YOUR OBJECTIVE: An exact copy of all the data is required, with pictures left out.

DATASET CONTENT:

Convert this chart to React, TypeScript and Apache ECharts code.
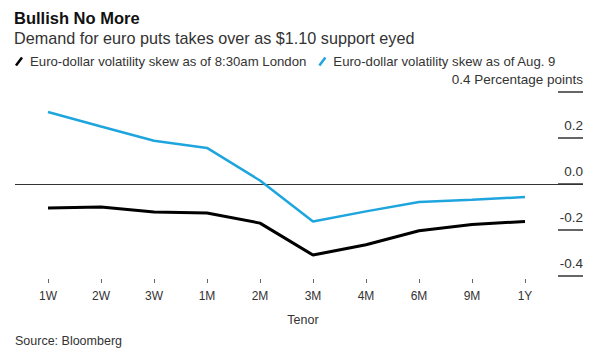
import React, { useEffect, useRef } from "react";
import * as echarts from "echarts";

const tenors = ["1W", "2W", "3W", "1M", "2M", "3M", "4M", "6M", "9M", "1Y"];
const skewLondon = [-0.104, -0.1, -0.122, -0.126, -0.17, -0.309, -0.264, -0.203, -0.176, -0.163];
const skewAug9 = [0.313, 0.25, 0.188, 0.157, 0.015, -0.163, -0.119, -0.078, -0.068, -0.057];
const seriesNames = [
  "Euro-dollar volatility skew as of 8:30am London",
  "Euro-dollar volatility skew as of Aug. 9",
];
const yTicks = { min: -0.4, max: 0.4, interval: 0.2 };

const FONT = "'Liberation Sans', Arial, Helvetica, sans-serif";
const SLASH = "path://M0,10 L7.5,0 L10,1.6 L2.5,11.6 Z";

export default function App() {
  const ref = useRef<HTMLDivElement>(null);
  useEffect(() => {
    if (!ref.current) return;
    const chart = echarts.init(ref.current, undefined, { renderer: "svg" });
    const option: any = {
      animation: false,
      backgroundColor: "#ffffff",
      textStyle: { fontFamily: FONT },
      title: [
        {
          text: "Bullish No More",
          left: 14,
          top: 9,
          padding: 0,
          textStyle: { fontFamily: FONT, fontSize: 16.5, fontWeight: "bold", color: "#111" },
        },
        {
          text: "Demand for euro puts takes over as $1.10 support eyed",
          left: 14,
          top: 30,
          padding: 0,
          textStyle: { fontFamily: FONT, fontSize: 16.2, fontWeight: "normal", color: "#333" },
        },
        {
          text: "Source: Bloomberg",
          left: 15,
          top: 334,
          padding: 0,
          textStyle: { fontFamily: FONT, fontSize: 12.5, fontWeight: "normal", color: "#333" },
        },
      ],
      legend: {
        left: 15,
        top: 55,
        padding: 0,
        selectedMode: false,
        itemWidth: 8,
        itemHeight: 10,
        itemGap: 12,
        icon: SLASH,
        textStyle: { fontFamily: FONT, fontSize: 13.2, color: "#333", padding: [0, 0, 0, 2] },
        data: seriesNames,
      },
      grid: { left: 21.5, width: 530, top: 92, height: 184 },
      xAxis: {
        type: "category",
        data: tenors,
        boundaryGap: true,
        offset: 3,
        axisLine: { show: true, onZero: false, lineStyle: { color: "#ffffff", width: 1, opacity: 0 } },
        axisTick: { show: true, alignWithLabel: true, interval: 0, length: 4, lineStyle: { color: "#666", width: 1, opacity: 1 } },
        axisLabel: { margin: 11, fontSize: 12, color: "#333", fontFamily: FONT },
        splitLine: { show: false },
      },
      yAxis: {
        type: "value",
        position: "right",
        min: yTicks.min,
        max: yTicks.max,
        interval: yTicks.interval,
        offset: 6.5,
        axisLine: { show: false },
        axisTick: { show: true, length: 25, lineStyle: { color: "#333", width: 1.5 } },
        splitLine: { show: false },
        axisLabel: {
          margin: 25,
          align: "right",
          verticalAlign: "bottom",
          padding: [0, 0, 6, 0],
          fontSize: 13.5,
          color: "#333",
          fontFamily: FONT,
          formatter: (v: number) => {
            const s = Math.abs(v) < 1e-9 ? "0.0" : v.toFixed(1);
            return Math.abs(v - yTicks.max) < 1e-9 ? s + " Percentage points" : s;
          },
        },
      },
      series: [
        {
          name: seriesNames[0],
          type: "line",
          data: skewLondon,
          showSymbol: false,
          color: "#000000",
          lineStyle: { width: 3, color: "#000000" },
          z: 3,
        },
        {
          name: seriesNames[1],
          type: "line",
          data: skewAug9,
          showSymbol: false,
          color: "#1ea5de",
          lineStyle: { width: 2.5, color: "#1ea5de" },
          z: 3,
        },
      ],
    };
    chart.setOption(option);
    const y0 = Math.round(chart.convertToPixel({ yAxisIndex: 0 }, 0) as number) + 0.5;
    const x3m = chart.convertToPixel({ xAxisIndex: 0 }, "3M") as number;
    chart.setOption({
      graphic: [
        {
          type: "line",
          shape: { x1: 15, y1: y0, x2: 583, y2: y0 },
          style: { stroke: "#333", lineWidth: 1 },
          z: 1,
        },
        {
          type: "text",
          x: x3m - 10,
          y: 320,
          style: {
            text: "Tenor",
            fontFamily: FONT,
            fontSize: 12.5,
            fill: "#333",
            textAlign: "center",
            textVerticalAlign: "middle",
          },
        },
      ],
    });
    return () => chart.dispose();
  }, []);
  return <div ref={ref} style={{ width: 600, height: 353, position: "absolute", left: 0, top: 0 }} />;
}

EXERCISE RESULT:
Convert this chart to React, TypeScript and Apache ECharts code.
import React, { useEffect, useRef } from "react";
import * as echarts from "echarts";

const tenors = ["1W", "2W", "3W", "1M", "2M", "3M", "4M", "6M", "9M", "1Y"];
const skewLondon = [-0.104, -0.1, -0.122, -0.126, -0.17, -0.309, -0.264, -0.203, -0.176, -0.163];
const skewAug9 = [0.313, 0.25, 0.188, 0.157, 0.015, -0.163, -0.119, -0.078, -0.068, -0.057];
const seriesNames = [
  "Euro-dollar volatility skew as of 8:30am London",
  "Euro-dollar volatility skew as of Aug. 9",
];
const yTicks = { min: -0.4, max: 0.4, interval: 0.2 };

const FONT = "'Liberation Sans', Arial, Helvetica, sans-serif";
const SLASH = "path://M0,10 L7.5,0 L10,1.6 L2.5,11.6 Z";

export default function App() {
  const ref = useRef<HTMLDivElement>(null);
  useEffect(() => {
    if (!ref.current) return;
    const chart = echarts.init(ref.current, undefined, { renderer: "svg" });
    const option: any = {
      animation: false,
      backgroundColor: "#ffffff",
      textStyle: { fontFamily: FONT },
      title: [
        {
          text: "Bullish No More",
          left: 14,
          top: 9,
          padding: 0,
          textStyle: { fontFamily: FONT, fontSize: 16.5, fontWeight: "bold", color: "#111" },
        },
        {
          text: "Demand for euro puts takes over as $1.10 support eyed",
          left: 14,
          top: 30,
          padding: 0,
          textStyle: { fontFamily: FONT, fontSize: 16.2, fontWeight: "normal", color: "#333" },
        },
        {
          text: "Source: Bloomberg",
          left: 15,
          top: 334,
          padding: 0,
          textStyle: { fontFamily: FONT, fontSize: 12.5, fontWeight: "normal", color: "#333" },
        },
      ],
      legend: {
        left: 15,
        top: 55,
        padding: 0,
        selectedMode: false,
        itemWidth: 8,
        itemHeight: 10,
        itemGap: 12,
        icon: SLASH,
        textStyle: { fontFamily: FONT, fontSize: 13.2, color: "#333", padding: [0, 0, 0, 2] },
        data: seriesNames,
      },
      grid: { left: 21.5, width: 530, top: 92, height: 184 },
      xAxis: {
        type: "category",
        data: tenors,
        boundaryGap: true,
        offset: 3,
        axisLine: { show: true, onZero: false, lineStyle: { color: "#ffffff", width: 1, opacity: 0 } },
        axisTick: { show: true, alignWithLabel: true, interval: 0, length: 4, lineStyle: { color: "#666", width: 1, opacity: 1 } },
        axisLabel: { margin: 11, fontSize: 12, color: "#333", fontFamily: FONT },
        splitLine: { show: false },
      },
      yAxis: {
        type: "value",
        position: "right",
        min: yTicks.min,
        max: yTicks.max,
        interval: yTicks.interval,
        offset: 6.5,
        axisLine: { show: false },
        axisTick: { show: true, length: 25, lineStyle: { color: "#333", width: 1.5 } },
        splitLine: { show: false },
        axisLabel: {
          margin: 25,
          align: "right",
          verticalAlign: "bottom",
          padding: [0, 0, 6, 0],
          fontSize: 13.5,
          color: "#333",
          fontFamily: FONT,
          formatter: (v: number) => {
            const s = Math.abs(v) < 1e-9 ? "0.0" : v.toFixed(1);
            return Math.abs(v - yTicks.max) < 1e-9 ? s + " Percentage points" : s;
          },
        },
      },
      series: [
        {
          name: seriesNames[0],
          type: "line",
          data: skewLondon,
          showSymbol: false,
          color: "#000000",
          lineStyle: { width: 3, color: "#000000" },
          z: 3,
        },
        {
          name: seriesNames[1],
          type: "line",
          data: skewAug9,
          showSymbol: false,
          color: "#1ea5de",
          lineStyle: { width: 2.5, color: "#1ea5de" },
          z: 3,
        },
      ],
    };
    chart.setOption(option);
    const y0 = Math.round(chart.convertToPixel({ yAxisIndex: 0 }, 0) as number) + 0.5;
    const x3m = chart.convertToPixel({ xAxisIndex: 0 }, "3M") as number;
    chart.setOption({
      graphic: [
        {
          type: "line",
          shape: { x1: 15, y1: y0, x2: 583, y2: y0 },
          style: { stroke: "#333", lineWidth: 1 },
          z: 1,
        },
        {
          type: "text",
          x: x3m - 10,
          y: 320,
          style: {
            text: "Tenor",
            fontFamily: FONT,
            fontSize: 12.5,
            fill: "#333",
            textAlign: "center",
            textVerticalAlign: "middle",
          },
        },
      ],
    });
    return () => chart.dispose();
  }, []);
  return <div ref={ref} style={{ width: 600, height: 353, position: "absolute", left: 0, top: 0 }} />;
}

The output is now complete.